The Charge of the Corticotrophic Brigade
Once my OFC and ACC conferred and agreed to take murder off the table as a reasonable, self-defensive response, my hypothalamus instantly went to work, sending signals to the adrenals sitting atop my kidneys, initiating the release of adrenaline. The adrenaline opened my pupils wide and dilated the arteries in my muscles and heart, accelerated my pulse and respiration and prepared me for dealing with this “emergency.” Next, the hypothalamus initiated the release of ACTH (adrenocorticotrophic hormone) from the pituitary gland. This triggered the massive release of cortisol, also from the adrenals.
As most of us know from direct experience, from our own recurring “Bodhi Bakery Incidents,” all of this action that I’ve described above happens in an instant. Conducting this great symphony of survival turns out to be a single complex bundle of nerve fibers: the 10th cranial nerve. It’s that nerve bundle, the vagus (from the Latin, meaning, “to wander”) that meanders through the body and connects up all our hollow organs – along with the muscles of the head and neck – to our brain (See illustration at the right).
Stopping Your 10th Cranial Nerve From Being the Boss of You
And it is this nerve, the 10th cranial nerve, that every single psycho-spiritual practice, when you subtract out all the pomp and circumstance – all prayer, all worship, all scripture reading, all zen meditation, any of ten thousand psychotherapy modalities, any friends of Bill W. meetings, etc. – is designed and intended to try to bring under increasingly conscious control. It’s a pretty simple endeavor, actually.
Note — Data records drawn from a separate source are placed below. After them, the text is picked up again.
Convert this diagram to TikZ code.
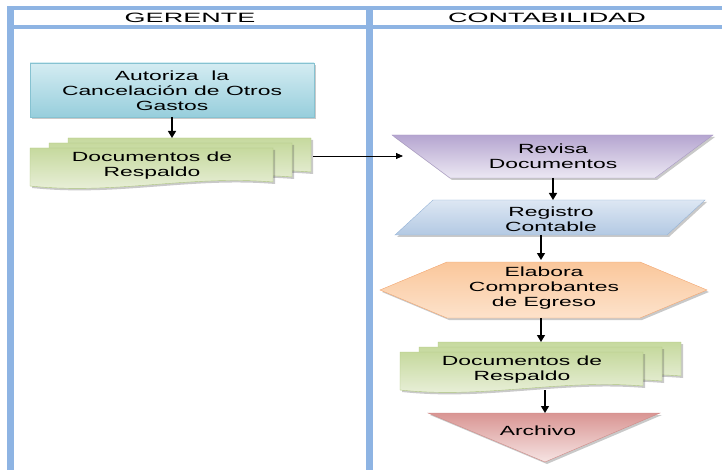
\documentclass[tikz,border=0pt]{standalone}
\usepackage{fontspec}
\setmainfont{Liberation Sans}
\newfontfamily\bodyfont{Liberation Sans}[FakeStretch=1.72]
\newfontfamily\headfont{Liberation Sans}[FakeStretch=2.0]
\usetikzlibrary{arrows.meta,shadows}

\definecolor{lane}{HTML}{8EB4E3}
\definecolor{cyanA}{HTML}{D4ECF2}
\definecolor{cyanB}{HTML}{97CEDC}
\definecolor{cyanL}{HTML}{86C2D1}
\definecolor{greenA}{HTML}{C6D99E}
\definecolor{greenB}{HTML}{EDF2E0}
\definecolor{greenL}{HTML}{B0C980}
\definecolor{purpleA}{HTML}{B5A5D0}
\definecolor{purpleB}{HTML}{ECE8F3}
\definecolor{purpleL}{HTML}{A898C4}
\definecolor{blueA}{HTML}{DDE7F3}
\definecolor{blueB}{HTML}{B3C9E3}
\definecolor{blueL}{HTML}{95B3D7}
\definecolor{orangeA}{HTML}{FAC79B}
\definecolor{orangeB}{HTML}{FDE2CB}
\definecolor{orangeL}{HTML}{F2A56F}
\definecolor{pinkA}{HTML}{D99593}
\definecolor{pinkB}{HTML}{F6E4E3}
\definecolor{pinkL}{HTML}{CF8986}

% one sheet of a multi-document symbol, top-left corner at (#1,#2)
\newcommand{\docsheet}[2]{%
  \begin{scope}[shift={(#1,#2)}]
    \path[soft, top color=greenA, bottom color=greenB, draw=greenL, line width=0.4pt]
      (0,0) -- (243,0) -- (243,34) .. controls (158,27) and (85,47) .. (0,38) -- cycle;
  \end{scope}}

\begin{document}
\begin{tikzpicture}[x=1pt,y=-1pt,
  lbl/.style={font=\bodyfont\fontsize{13.3}{15}\selectfont, align=center, text=black, inner sep=0pt},
  head/.style={font=\headfont\fontsize{13.5}{15}\selectfont, text=black, inner sep=0pt},
  flow/.style={-{Triangle[length=7pt,width=8pt]}, line width=1.3pt},
  link/.style={-{Triangle[length=7pt,width=6pt]}, line width=0.8pt},
  soft/.style={drop shadow={shadow xshift=2pt,shadow yshift=-2pt,opacity=0.3,fill=black!70}},
]
\useasboundingbox (0,0) rectangle (722,470);

% swimlane frame
\fill[lane] (7,6) rectangle (722,10);
\fill[lane] (7,25) rectangle (722,29);
\fill[lane] (7,6) rectangle (14,470);
\fill[lane] (366,6) rectangle (373,470);
\node[head] (gerente) at (190,17.5) {GERENTE};
\node[head] (contabilidad) at (547,17.5) {CONTABILIDAD};

% GERENTE lane
\path[soft, top color=cyanA, bottom color=cyanB, draw=cyanL, line width=0.4pt]
  (30,63) rectangle (314,117);
\node[lbl] (autoriza) at (172,91) {Autoriza\ \ la\\Cancelación de Otros\\Gastos};
\coordinate (autoriza-s) at (172,117);

\docsheet{68}{138}
\docsheet{49}{143}
\docsheet{30}{148}
\node[lbl] (docsA) at (152,166) {Documentos de\\Respaldo};
\coordinate (docsA-n) at (172,138);
\coordinate (docsA-e) at (313,156);

% CONTABILIDAD lane
\path[soft, top color=purpleA, bottom color=purpleB, draw=purpleL, line width=0.4pt]
  (392,135) -- (713,135) -- (655,178) -- (450,178) -- cycle;
\node[lbl] (revisa) at (553,156) {Revisa\\Documentos};
\coordinate (revisa-w) at (403,156);
\coordinate (revisa-s) at (553,178);

\path[soft, top color=blueA, bottom color=blueB, draw=blueL, line width=0.4pt]
  (433,200) -- (705,200) -- (667,235) -- (395,235) -- cycle;
\node[lbl] (registro) at (551,219) {Registro\\Contable};
\coordinate (registro-n) at (553,200);
\coordinate (registro-s) at (541,235);

\path[soft, top color=orangeA, bottom color=orangeB, draw=orangeL, line width=0.4pt]
  (447,262) -- (640,262) -- (707,290) -- (640,318) -- (447,318) -- (380,290) -- cycle;
\node[lbl] (elabora) at (544,288) {Elabora\\Comprobantes\\de Egreso};
\coordinate (elabora-n) at (541,260);
\coordinate (elabora-s) at (541,318);

\docsheet{438}{342}
\docsheet{419}{347}
\docsheet{400}{352}
\node[lbl] (docsB) at (522,370) {Documentos de\\Respaldo};
\coordinate (docsB-n) at (541,342);
\coordinate (docsB-s) at (545,390);

\path[soft, top color=pinkA, bottom color=pinkB, draw=pinkL, line width=0.4pt]
  (428,413) -- (660,413) -- (545,462) -- cycle;
\node[lbl] (archivo) at (538,431) {Archivo};
\coordinate (archivo-n) at (545,413);

% connectors
\draw[flow] (autoriza-s) -- (docsA-n);
\draw[link] (docsA-e) -- (revisa-w);
\draw[flow] (revisa-s) -- (registro-n);
\draw[flow] (registro-s) -- (elabora-n);
\draw[flow] (elabora-s) -- (docsB-n);
\draw[flow] (docsB-s) -- (archivo-n);
\end{tikzpicture}
\end{document}
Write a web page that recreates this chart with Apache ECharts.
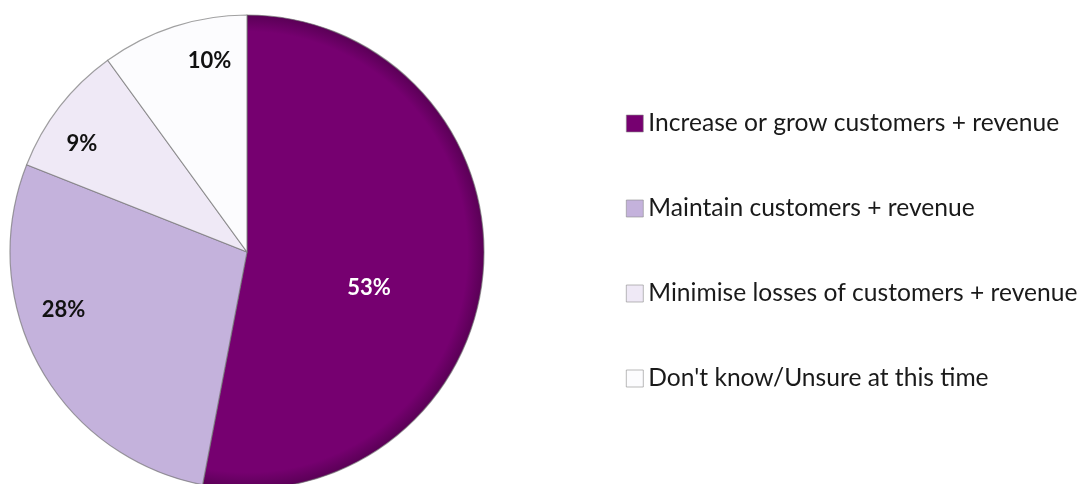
<!DOCTYPE html>
<html>
<head>
<meta charset="utf-8">
<script src="https://cdn.jsdelivr.net/npm/echarts@6/dist/echarts.min.js"></script>
<style>
  html, body { margin: 0; padding: 0; background: #ffffff; }
  #chart { width: 1080px; height: 484px; }
</style>
</head>
<body>
<div id="chart"></div>
<script>
// Share of respondents by expected outcome
const categories = [
  'Increase or grow customers + revenue',
  'Maintain customers + revenue',
  'Minimise losses of customers + revenue',
  "Don't know/Unsure at this time"
];
const shares = [53, 28, 9, 10];
const sliceColors = ['#760070', '#c4b2dc', '#efe9f6', '#fcfcfe'];
const labelColors = ['#ffffff', '#111111', '#111111', '#111111'];

const CX = 247, CY = 252, R = 237;
// nudges from the default mid-radius label spot
const labelShift = [[1, 24], [-77, -1], [-69, -34], [0, -76]];

// dark slice gets a slightly deeper rim
const rimFill = (base, rim) => ({
  type: 'radial', x: CX, y: CY, r: R, global: true,
  colorStops: [
    { offset: 0, color: base },
    { offset: 0.93, color: base },
    { offset: 1, color: rim }
  ]
});

const chart = echarts.init(document.getElementById('chart'));

chart.setOption({
  backgroundColor: '#ffffff',
  animation: false,
  legend: {
    orient: 'vertical',
    left: 621,
    top: 106,
    itemWidth: 17,
    itemHeight: 17,
    itemGap: 60,
    icon: 'rect',
    selectedMode: false,
    textStyle: {
      fontFamily: 'Lato',
      fontSize: 24.6,
      lineHeight: 25,
      color: '#1a1a1a'
    },
    data: categories.map((c, i) => ({
      name: c,
      itemStyle: { color: sliceColors[i], borderColor: '#8c8c8c', borderWidth: 0.6 }
    }))
  },
  series: [{
    type: 'pie',
    center: [CX, CY],
    radius: R,
    startAngle: 90,
    clockwise: true,
    avoidLabelOverlap: false,
    itemStyle: {
      borderColor: 'rgba(110,110,110,0.65)',
      borderWidth: 1.2
    },
    label: {
      show: true,
      position: 'inside',
      fontFamily: 'Lato',
      fontWeight: 'bold',
      fontSize: 22,
      formatter: p => p.value + '%'
    },
    labelLine: { show: false },
    labelLayout: function (params) {
      const s = labelShift[params.dataIndex];
      return { dx: s[0], dy: s[1] };
    },
    data: categories.map((c, i) => ({
      name: c,
      value: shares[i],
      itemStyle: { color: i === 0 ? rimFill('#760070', '#5a0056') : sliceColors[i] },
      label: { color: labelColors[i] }
    }))
  }]
});
</script>
</body>
</html>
Just one that takes most of us more than a single lifetime to accomplish. But at least now you know what all of our work is at the most elemental level.
Addendum: Two nights after posting this piece I had a dream that reminded me of an important element in the bakery story that I somehow omitted. While Bodhi and I were waiting in line to be served, he apparently became frustrated in anticipation and let out a single sharp bark. It both startled and surprised me, since I’d never actually heard him bark before. How might this change your perspective on the story?